In a game of chicken with the US government, the Indian government appears to be on course to changing its stance on insisting that all data be stored on local servers, including those generated from foreign credit card companies. In a more sinister turn, however, the Bill could also leave Indians with very little control of how their data is being used and to whom it is being sold to for monetisation.
The original draft of the Personal Data Protection Bill 2018, prepared by the ministry of electronics and IT (MeitY), had recommended that a copy of all data be stored locally on Indian servers while "critical" data itself be stored only in India.
One of the biggest cheerleaders for this rule was Reliance chairman Mukesh Ambani, a fellow Gujarati and close ally of Indian Prime Minister Narendra Modi. Having started one of the world's largest telecom companies Jio to take industry behemoths Airtel and Vodafone head-on, Ambani was fond of uttering phrases such as "data is the new oil". His stance was that India should not be colonised once again by foreign entities by having to surrender key commodities in the new digital era. What he conveniently omitted however, was that by restricting foreign firms like Amazon and Google from accessing Indian data, the one company that would stand to benefit hugely would be Reliance.
At any rate, last April, the Reserve Bank of India set forth on a number of new regulations that required foreign payment companies to store all of their transactional information on local servers. This caused a hue and cry amongst firms such as Visa and Mastercard who had no option but to comply. Predictably, the Trump Administration has been infuriated by what it views to be restrictive trade practices by India, resulting in the US revoking a preferential trade agreement between the two countries worth $5.6 billion in response. This was then followed by a retaliation by India, which levied import duties on a number of US goods.

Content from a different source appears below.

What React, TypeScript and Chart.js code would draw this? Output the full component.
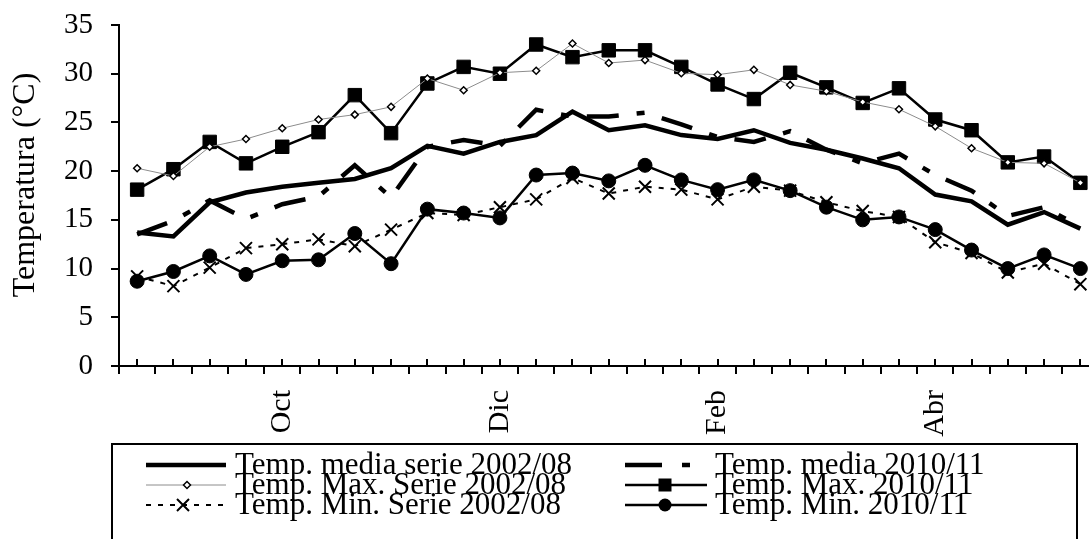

What changed things around rapidly however, was a high-level US trade delegation to India in the last few weeks that has successfully strong-armed the Indian government into changing its position. Additionally, MeitY has been vigorously lobbied by senior executives from a host of US companies such as Google and Facebook to try and tweak the Bill in their favour.
See also: India rocked by rumors of H-1B caps, but Pompeo visit allays fears
So, the new diluted Bill in all likelihood will recant on all of the previous positions that the draft version had charted out: Now data that is neither critical nor sensitive can be stored anywhere. Moreover, according to the Economic Times, even MeiTy officials were quick to suggest a compromise wherein critical data could now be held abroad if a bilateral cross-border agreement with a particular nation for data flow is in place. Previously, there were over five instances where storing data outside of India would attract a jail term for violations, but this has now been reduced to one.
At the end of the day, are these changes simply craven? After all, it's reasonable to predict that being forced to save one copy of all data can end up being a prohibitively expensive affair. It can also increase compliance burdens on firms. Also, not allowing credit card companies to store information on their servers can make fraud detection cumbersome and inefficient.
However, the real debate around the Bill is whether the government has acted with the interests of its citizens at heart, according to Scroll. The current government has claimed that its citizens' privacy is of paramount importance. Yet this is the same government that argued in front of the Supreme Court of India that its citizens had no fundamental right to privacy, a notion that was unanimously rejected by the bench. Critics have said the nationalist BJP government's actions have only paid lip service to the notion of privacy, while it actually sees personal data as a national resource, something it can flog to whomsoever it wishes.
As the Scroll article mentioned, the lower house of the Indian Parliament passed the Aadhar Amendment Bill last week, which would permit the commercial use of Aadhaar, India's biometric unique identification system that was originally developed to be used only to deliver welfare benefits. On that same day, Parliament also amended the Economic Survey's chapter on data, adding: "Datasets may be sold to analytics agencies that process the data, generate insights, and sell the insights further to the corporate sector, which may in turn use these insights to predict demand, discover untapped markets or innovate new products".
In other words, the Economic Survey envisions giving government the ability to monetise information -- by selling the information to corporations -- all the while not having to gain consent as it is mandatory for Indian citizens to provide this information. It would seem that the Orwellian prognostication is alive and well in India with most of its data crazy citizens unaware or blissfully unconcerned about the implications of what all of this means to them.